Menjadi Guru kini dapat disebut profesi atau pekerjaan. Katakanlah seorang guru ketika ditanya apa pekerjaannya lantas ia menjawab saya bekerja sebagai guru. Begitu.
Lalu, bolehkah seseorang mengajar dengan mengharap imbalan? Apakah termasuk kategori ikhlas atau tidak? Nah mari kita bahas.
Pada dasarnya, setiap orang memiliki kewajiban untuk mengajar. Hal itu didasarkan pada asumsi yang kita sepakati bahwa mengajar otomatis berarti juga mendidik. Setidaknya, seorang muslim diwajibkan mendidik dirinya sendiri (thalabul ilmi), mendidik istri, dan mendidik anak-anaknya.
Kegiatan pendidikan atau pengajaran dapat dikategorikan sebagai sesuatu yang sakral dan urgen. Tanpa pendidikan manusia akan tetap berkubang dalam kegelapan dan kebodohan. Oleh karena itu, balasan atas proses pendidikan adalah pahala yang notabenenya tidak dapat diukur dengan mata uang atau jenis ukuran manapun di dunia. Baik pelajar (yang tengah belajar) maupun pengajar keduanya mendapatkan balasan pahala dari Allah. Itu pun jika dilandasi dengan keikhlasan. Sementara keikhlasan berdasar pada penyandaran seseorang atas perilaku atau aktivitasnya hanya kepada Allah semata bukan pada manusia atau yang lainnya.
Barkaitan dengan konteks ini, dalam pandangan penulis bergantung pada tiap individu yang menjalaninya. Di samping memang urusan keikhlasan adalah urusan hati masing-masing yang hanya diketahui oleh dirinya dan Allah saja. Oranglain di luar dirinya tidak akan tahu dan tidak akan dapat mengukur keikhlasan atau kemurnian hati seseorang dalam urusan ikhlas. Adapun honor atau reward yang kemudian diterima adalah konsekwensi logis dan halal selama seorang guru tidak menggerutu atau menuntut lebih dari kapasitas kemampuan sekolah atau pemerintah dalam memberi honor.

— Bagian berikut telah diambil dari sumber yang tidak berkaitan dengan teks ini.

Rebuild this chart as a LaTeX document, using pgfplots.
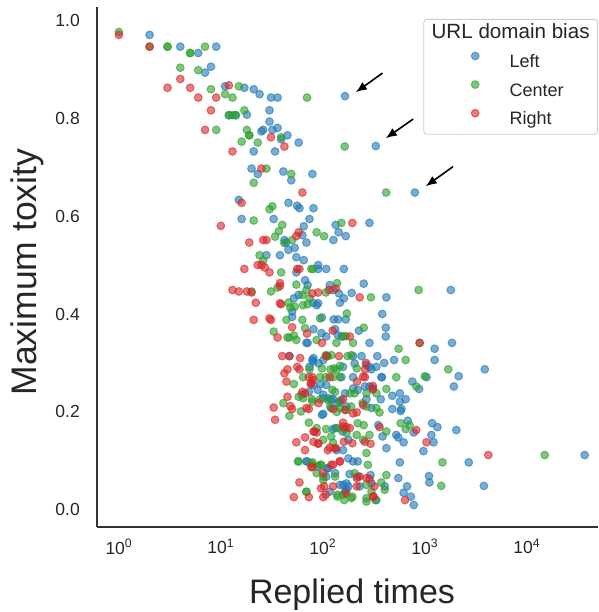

Menyentil sedikit tentang tuntutan para guru honorer yang tidak diangkat oleh pemerintah menjadi PNS itu adalah gambaran saya secara pribadi sebagai guru honorer. Sedikit berbeda karena dalam logika saya, pemerintah tidak wajib mengangkat guru honorer jika faktanya secara kualitas belum dapat memenuhi standar minimal. Pengecekkan kualitas tentu diatur dalam undang-undang misalnya saja ada loker CPNS khusus tenaga honorer yang tidak dapat diikuti oleh para guru selain honorer. Adapun lulus dan tidaknya, lagi-lagi bergantung pada individunya masing-masing.
Kemudian, tes yang dilakukan kepada para guru honorer juga adalah garansi bagi masyarakat bahwa anaknya dididik dan diajari oleh guru yang berkualitas. Dari itu dapatlah kita berharap ada perbaikan pendidikan yang pada akhirnya perbaikan generasi bangsa kedepan.
Ala kulli hal, saya secara pribadi merasakan sekali ketika bhakti atau abdi kepada negara dan pendidikan melalui jalur guru honorer belum sepenuhnya diperhatikan pemerintah. Namun jauh dari pikiran itu bahwa kehidupan wirausaha akan lebih luas peluangnya untuk sukses lebih besar dalam hal duniawi ketimbang hanya sebagai guru PNS. Besar harapan ada perubahan paradigma di kalangan guru bahwa menjadi honorer adalah pengabdian; menghidupkan pendidikan bukan menumpang hidup dalam dunia pendidikan.